TRES Más allá de todo este agujero negro de mierda, parece que España vuelve a estar en lo más alto. O, al menos, así se lo ve desde la cima. Las noticias no pueden ser mejores para los que juegan al Monopoly con billetes de verdad ajenos que enseguida hacen suyos: los bancos y cajas de ahorro rescatados hace unos años cortesía de “crédito en condiciones muy ventajosas” que pagarán todos los españoles hasta el fin de sus partidas. ¿Importa que la letra pequeña en el boletín de calificaciones advierta de que “todos los bancos españoles entrarían en pérdidas en el escenario adverso de una tercera recesión”? No. Porque –aunque no haya dos sin tres– ése es otro juego. Y en el mundo según Monopoly lo único que importa y vale es el presente absoluto. Por otra parte, cada vez hay más magnates españoles. Ya son 465 mil y sumando. Un 24 por ciento más que antes de que todo se viniese abajo. “Con la crisis cada vez hay más ricos: 1776 españoles son ya supermillonarios”, tituló días atrás El País. Paren las rotativas: “España es el país europeo con más desigualdades y se sitúa sólo por detrás de Letonia”. Y el que para la construcción de un nuevo magnate se necesite de cientos de miles de flamantes pobres es, apenas, un detalle gracioso de las retorcidas reglas del juego, ¿no?

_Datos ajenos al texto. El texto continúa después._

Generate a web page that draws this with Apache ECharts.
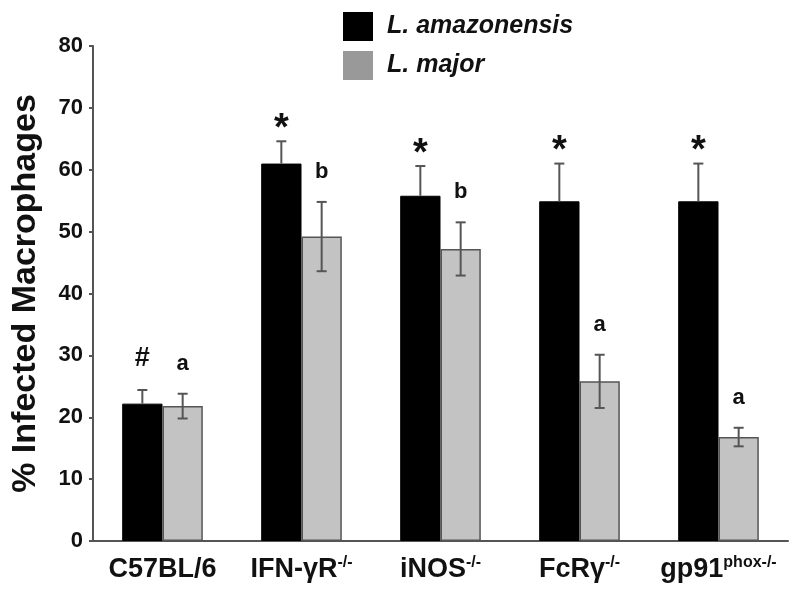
<!DOCTYPE html>
<html>
<head>
<meta charset="utf-8">
<script src="https://cdn.jsdelivr.net/npm/echarts@6/dist/echarts.min.js"></script>
<style>html,body{margin:0;padding:0;background:#fff;}#c{width:797px;height:595px;}</style>
</head>
<body>
<div id="c"></div>
<script>
const categories = ['C57BL/6', 'IFN-γR-/-', 'iNOS-/-', 'FcRγ-/-', 'gp91phox-/-'];
const labelBases = ['C57BL/6', 'IFN-γR', 'iNOS', 'FcRγ', 'gp91'];
const labelSupers = ['', '-/-', '-/-', '-/-', 'phox-/-'];
const amazonensis = [22.2, 61.0, 55.8, 54.9, 54.9];
const amazonensisErr = [2.2, 3.6, 4.8, 6.1, 6.1];
const major = [21.8, 49.2, 47.2, 25.8, 16.8];
const majorErr = [2.0, 5.6, 4.3, 4.3, 1.5];
const amazonensisMarks = ['#', '*', '*', '*', '*'];
const majorMarks = ['a', 'b', 'b', 'a', 'a'];
const yTicks = [0, 10, 20, 30, 40, 50, 60, 70, 80];

const FONT = 'Liberation Sans, Arial, sans-serif';
const chart = echarts.init(document.getElementById('c'));

function errRender(side, full, marks, errs, vals) {
  return function (params, api) {
    const i = params.dataIndex;
    const v = vals[i], e = errs[i];
    const catW = api.size([1, 0])[0];
    const bw = catW * 0.29;
    const cx = api.coord([i, 0])[0] + side * bw / 2;
    const top = api.coord([i, v + e])[1];
    const bot = api.coord([i, full ? v - e : v])[1];
    const ls = { stroke: '#555', lineWidth: 2 };
    const children = [
      { type: 'line', shape: { x1: cx, y1: top, x2: cx, y2: bot }, style: ls },
      { type: 'line', shape: { x1: cx - 5, y1: top, x2: cx + 5, y2: top }, style: ls }
    ];
    if (full) children.push({ type: 'line', shape: { x1: cx - 5, y1: bot, x2: cx + 5, y2: bot }, style: ls });
    const m = marks[i];
    let fs = 22, off = 30;
    if (m === '*') { fs = 38; off = 12; }
    if (m === '#') { fs = 27; off = 31; }
    children.push({
      type: 'text',
      style: { text: m, x: cx, y: top - off, align: 'center', verticalAlign: 'middle',
        fontFamily: FONT, fontWeight: 'bold', fontSize: fs, fill: '#111' }
    });
    return { type: 'group', children: children };
  };
}

const option = {
  animation: false,
  backgroundColor: '#fff',
  grid: { left: 93, right: 9, top: 46, bottom: 54 },
  legend: {
    orient: 'vertical', left: 338, top: 7, itemWidth: 30, itemHeight: 29, itemGap: 10,
    icon: 'rect',
    textStyle: { fontFamily: FONT, fontWeight: 'bold', fontStyle: 'italic', fontSize: 25, color: '#111', padding: [0, 0, 0, 9] },
    data: [
      { name: 'L. amazonensis', itemStyle: { color: '#000', borderWidth: 0 } },
      { name: 'L. major', itemStyle: { color: '#999', borderWidth: 0 } }
    ]
  },
  xAxis: {
    type: 'category', data: categories,
    axisLine: { lineStyle: { color: '#555', width: 2 } },
    axisTick: { show: false },
    axisLabel: {
      margin: 14,
      formatter: function (val, idx) {
        const s = labelSupers[idx];
        return '{b|' + labelBases[idx] + '}' + (s ? '{s|' + s + '}' : '');
      },
      rich: {
        b: { fontFamily: FONT, fontWeight: 'bold', fontSize: 27, color: '#111', lineHeight: 30 },
        s: { fontFamily: FONT, fontWeight: 'bold', fontSize: 16, color: '#111', verticalAlign: 'top', lineHeight: 18 }
      }
    }
  },
  yAxis: {
    type: 'value', min: 0, max: 80, interval: 10,
    name: '% Infected Macrophages', nameLocation: 'middle', nameGap: 50, nameRotate: 90,
    nameTextStyle: { fontFamily: FONT, fontWeight: 'bold', fontSize: 34, color: '#111' },
    axisLine: { show: true, lineStyle: { color: '#555', width: 2 } },
    axisTick: { show: true, length: 4, lineStyle: { color: '#555', width: 2 } },
    splitLine: { show: false },
    axisLabel: {
      margin: 10, fontFamily: FONT, fontWeight: 'bold', fontSize: 22, color: '#111',
      formatter: function (v) { return yTicks.indexOf(v) >= 0 ? String(v) : ''; }
    }
  },
  series: [
    { name: 'L. amazonensis', type: 'bar', data: amazonensis, barWidth: '29%', barGap: '0%',
      itemStyle: { color: '#000', borderColor: '#000', borderWidth: 1 } },
    { name: 'L. major', type: 'bar', data: major, barWidth: '29%', barGap: '0%',
      itemStyle: { color: '#c3c3c3', borderColor: '#555', borderWidth: 1.5 } },
    { type: 'custom', data: amazonensis.map((v, i) => [i, v]), z: 5,
      renderItem: errRender(-1, false, amazonensisMarks, amazonensisErr, amazonensis) },
    { type: 'custom', data: major.map((v, i) => [i, v]), z: 5,
      renderItem: errRender(1, true, majorMarks, majorErr, major) }
  ]
};
chart.setOption(option);
</script>
</body>
</html>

CUATRO Ahora Rodríguez –quien hace tiempo fue desahuciado, fue el primero en tener que devolver sus pocas propiedades a un banco que no perdona– escucha a los cada vez más ajenos suyos jugar e insultarse entre sí y reírse unos de otros y negarse préstamos. Rodríguez los oye desde muy lejos, perdido en el aire melancólico de un domingo en el que él continúa hechizado por el espectro vivísimo de Francis Scott Fitzgerald. Primero –ya saben– fue ver la nueva versión de Erase una vez en América, de ahí saltó a El gran Gatsby. Y ahora está con la reciente reedición, en la editorial Navona, de la final e inconclusa El último magnate, donde Fitzgerald quería ofrecer su visión de un millonario como buen hombre y su versión de un Hollywood que –contrario a la mitología– no lo maltrató tanto y lo aguantó mucho. El último magnate fue filmada en 1976 con respeto por Elia Kazan con Robert De Niro como el trágico y romántico ejecutivo de estudio cinematográfico Monroe Stahr, jugando al Monopoly con los viejos capos del sistema. Ahora está próxima a convertirse en serie de la HBO. Lo que significa que pronto muchos tontines dirán que si Fitzgerald viviera hoy, estaría escribiendo para la HBO junto a Dickens y Shakespeare.
Para Rodríguez, lo bueno de leer a Fitzgerald en estos días es que, de acuerdo, en sus páginas el dinero manda; pero todos acaban endeudados con un cierto romanticismo redentor. Eso que acaba separando a la careless people supuestamente legal como los Buchanan del gangsteril pero “mejor que todos ellos juntos” Gatsby.
¿Habrá Fitzgerald –experto en la diferencia de los ricos– alguna vez jugado al Monopoly? ¿Con los Murphy en sus suaves noches de la Costa Azul? ¿Con la áspera Zelda en la sala de visitas de algún manicomio? ¿Con la chismosa Sheila Graham en el purgatorio de un bungalow de Los Angeles? ¿Con Hemingway en todas las grietas de su memoria? Una cosa es segura: Fitzgerald perdió con todos ellos para, tanto tiempo después, salir ganando siempre y por siempre honesto desde ese casillero color luz verde, donde –sobre una flecha roja lanzada al futuro y a la inmortalidad– se lee Go sin ningún to jail.